Twenty-one, not just major and minor

Turning scales on doesn't just hand you major and minor. Arpèges ships twenty-one scales and modes: the modes of the major scale you'd expect — dorian, phrygian, lydian, mixolydian — plus the ones most trainers skip, the modes of the harmonic and melodic minor scales, where the jazzier colours live.

Lydian is the easy one to fall for: a major scale with one raised note, the 4th, and that single change is the whole bright, floating, film-score thing.

E lydian: E F♯ G♯ A♯ B C♯ D♯ E — a major scale with a raised 4th (A♯), the bright, floating mode.

E lydian — E F♯ G♯ A♯ B C♯ D♯ E

The card flags that raised 4th in the degree row, so you're not just running notes — you can see which one is doing the work. Drill a mode enough and it stops being a chart you memorise and turns into a sound you recognise under your fingers.

How I actually use it

The padlocks are the whole interface, so a practice plan is just a plan for which ones you close:

  • Scales day. Draw until a scale lands, lock Type, and work keys and zones with the mode fixed — or leave the mode open and let it quiz you across all twenty-one. Good for the days you're building vocabulary.
  • Arpeggios day. Lock Type the other way and it's the chord-tone drill the app started as. Nothing lost.
  • Mixed day. Leave Type open. This is the one that transfers, and the one you'll want to skip because it feels hard. Do it anyway.
  • Position work. Add a Zone lock on top of any of those to keep it in one patch of neck, then move the patch tomorrow. That's how the shapes tile the whole fretboard instead of living in one box.

When you want it to count, start a Session with a rep goal. Finish a mixed one and the summary gives you the split — how many arpeggios, how many scales — so "I practised both" stops being a feeling and becomes a number.

Does Arpèges teach modes, or only major and minor scales?

Both. Twenty-one scales and modes: the seven modes of the major scale, plus the modes of the harmonic and melodic minor scales — the colours most practice tools leave out. Drill any single one, or let the app quiz you across all of them.

Can I practise scales without arpeggios (or the other way round)?

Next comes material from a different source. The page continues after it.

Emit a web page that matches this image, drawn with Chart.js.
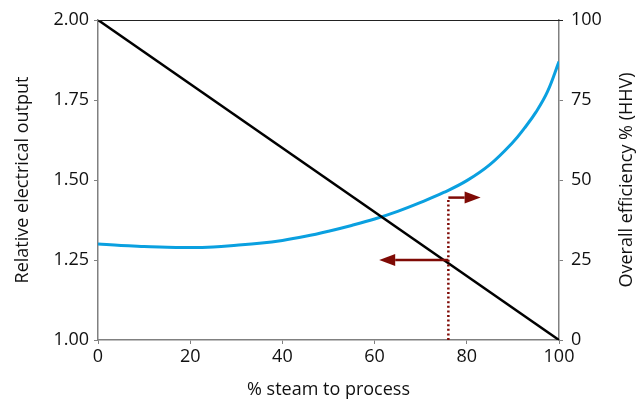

Yes — that's what the Type padlock is for. Lock it on a scale and every card stays a scale; lock it the other way for a pure arpeggio session; leave it open to shuffle both.

Why does mixing scales and arpeggios help more than practising them separately?

Shuffling the two forces your hand to actually recall each shape instead of coasting on repetition. It feels messier than block practice, and it builds the recall that shows up when you're playing for real — the right shape, cold, with no warm-up block to lean on.

Where does it run?

In your browser, at arpeggio.webeleon.dev — nothing to install. It's an independent Webeleon prototype, so treat it as a sharp little tool rather than a finished platform.

If you've been using Arpèges as an arpeggio trainer, open it again and switch the scales on. It's a different practice partner now.